If the patient was under local anesthesia for the procedure, he or she can typically go home within the same day after surgery. General anesthesia often requires an overnight stay at the hospital or surgical center.
After the procedure, many patients have fluid drainage from the liposuction site. Sometimes, doctors need to insert tubes to facilitate that drainage. Often, patients wear a tight-fitting elastic garment over their surgical site to compress the affected area, reduce swelling and promote healing. Patients may also take antibiotics to prevent infection (see How do antibiotics work?).
The stitches in the incision are removed or dissolve after about 10 days. Many patients experience pain, soreness or burning during the healing process, but these symptoms usually go away within three weeks. After about four to six weeks, the swelling should go down enough to see results. Patients need to avoid heavy exercise and other strenuous activity for about a month after the procedure.
Liposuction is permanent, but it cannot erase obesity. If a person undergoes liposuction and then eats too much and doesn't exercise, he or she will notice a rippling in the treated areas, and the fat will pop up in other parts of the body. This occurs, in part, because of a hormone called leptin, which is made in fat cells. Levels of this hormone drop when fat is removed. That drop triggers an increase in appetite (and therefore food intake) until levels are back up. The problem is especially pronounced in people who were overweight prior to the procedure. To compensate for the lost fat cells, their bodies produce more fat cells in other areas, and fat begins to congregate there. The liposuction procedure can be repeated if necessary, but there is no guarantee that the same effect won't happen again.
As with any surgery, liposuction carries some risks. These include:
- The formation of fat clots or blood clots, which can loosen and move to the lungs (a potentially fatal condition called pulmonary embolism)
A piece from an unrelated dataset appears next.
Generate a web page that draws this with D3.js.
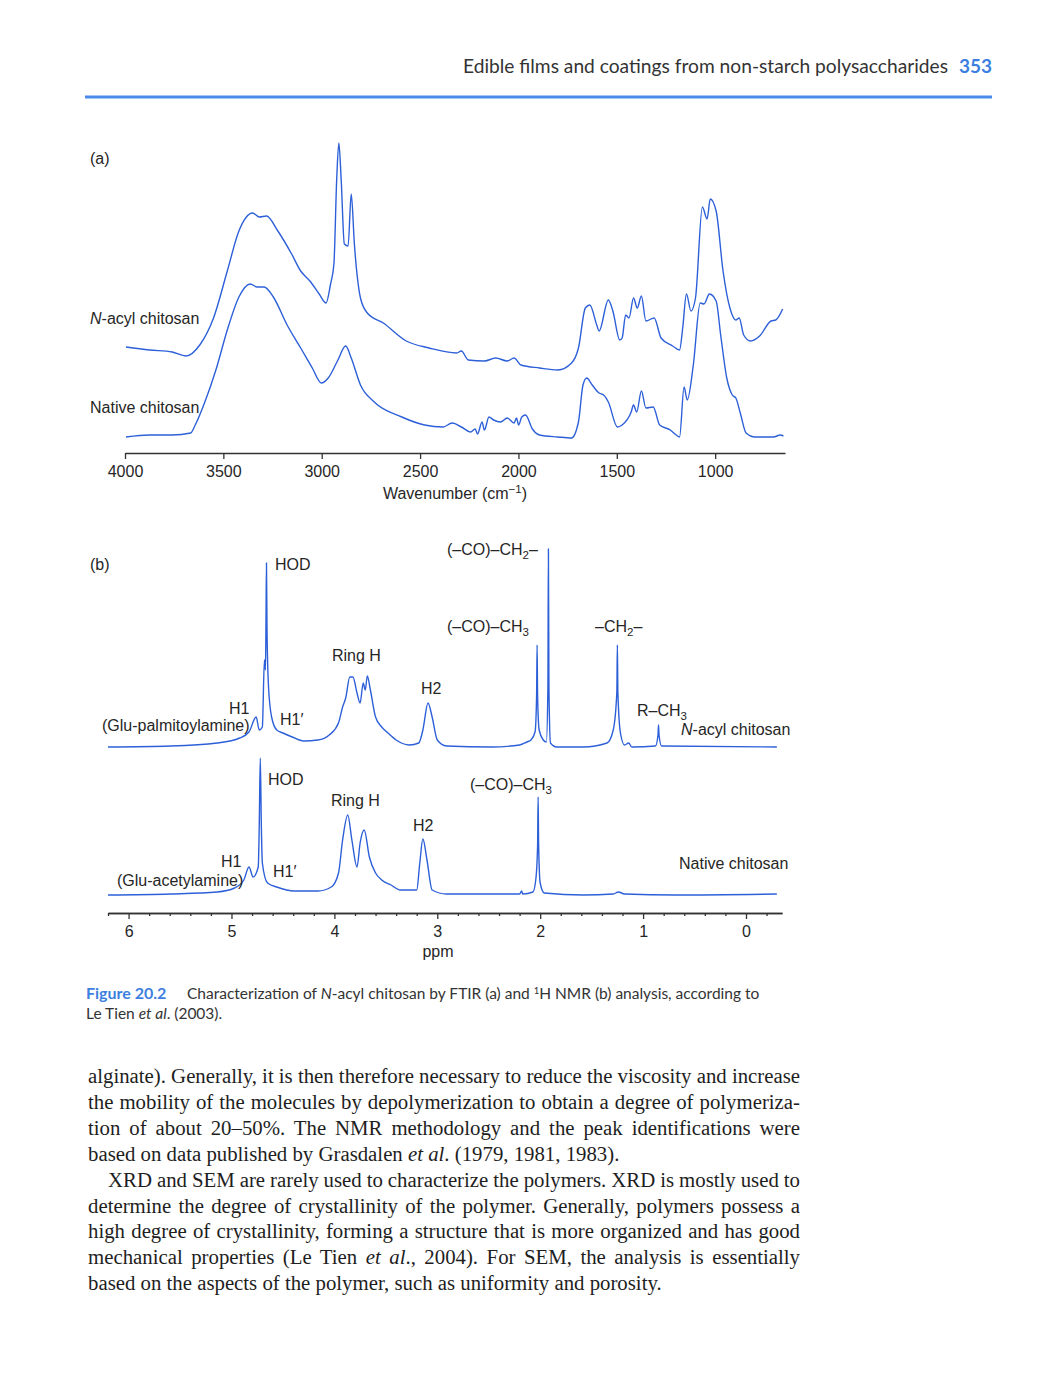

- Too much fluid loss, leading to shock and potentially death
- Fluid accumulation
- Nerve damage that causes numbness or changes in sensation
- Swelling that lasts for several weeks or months after the procedure
- Skin death (necrosis), in which the skin above the liposuction site sloughs off and dies and/or becomes infected
- Burns from the ultrasound probe
- Punctures to the organs (For example, the intestines may be punctured during abdominal liposuction.)
- Drug reactions, including reactions to the lidocaine fluid that is injected in the tumescent and super-wet techniques
- Rippling or indentation under the skin if the doctor removes too much fat
- Scarring (although doctors make every attempt to keep the scars small and hidden)
In rare cases, liposuction can lead to death. Research on the subject is mixed, but estimates range from 3 to 100 deaths per 100,000 liposuction procedures [ref].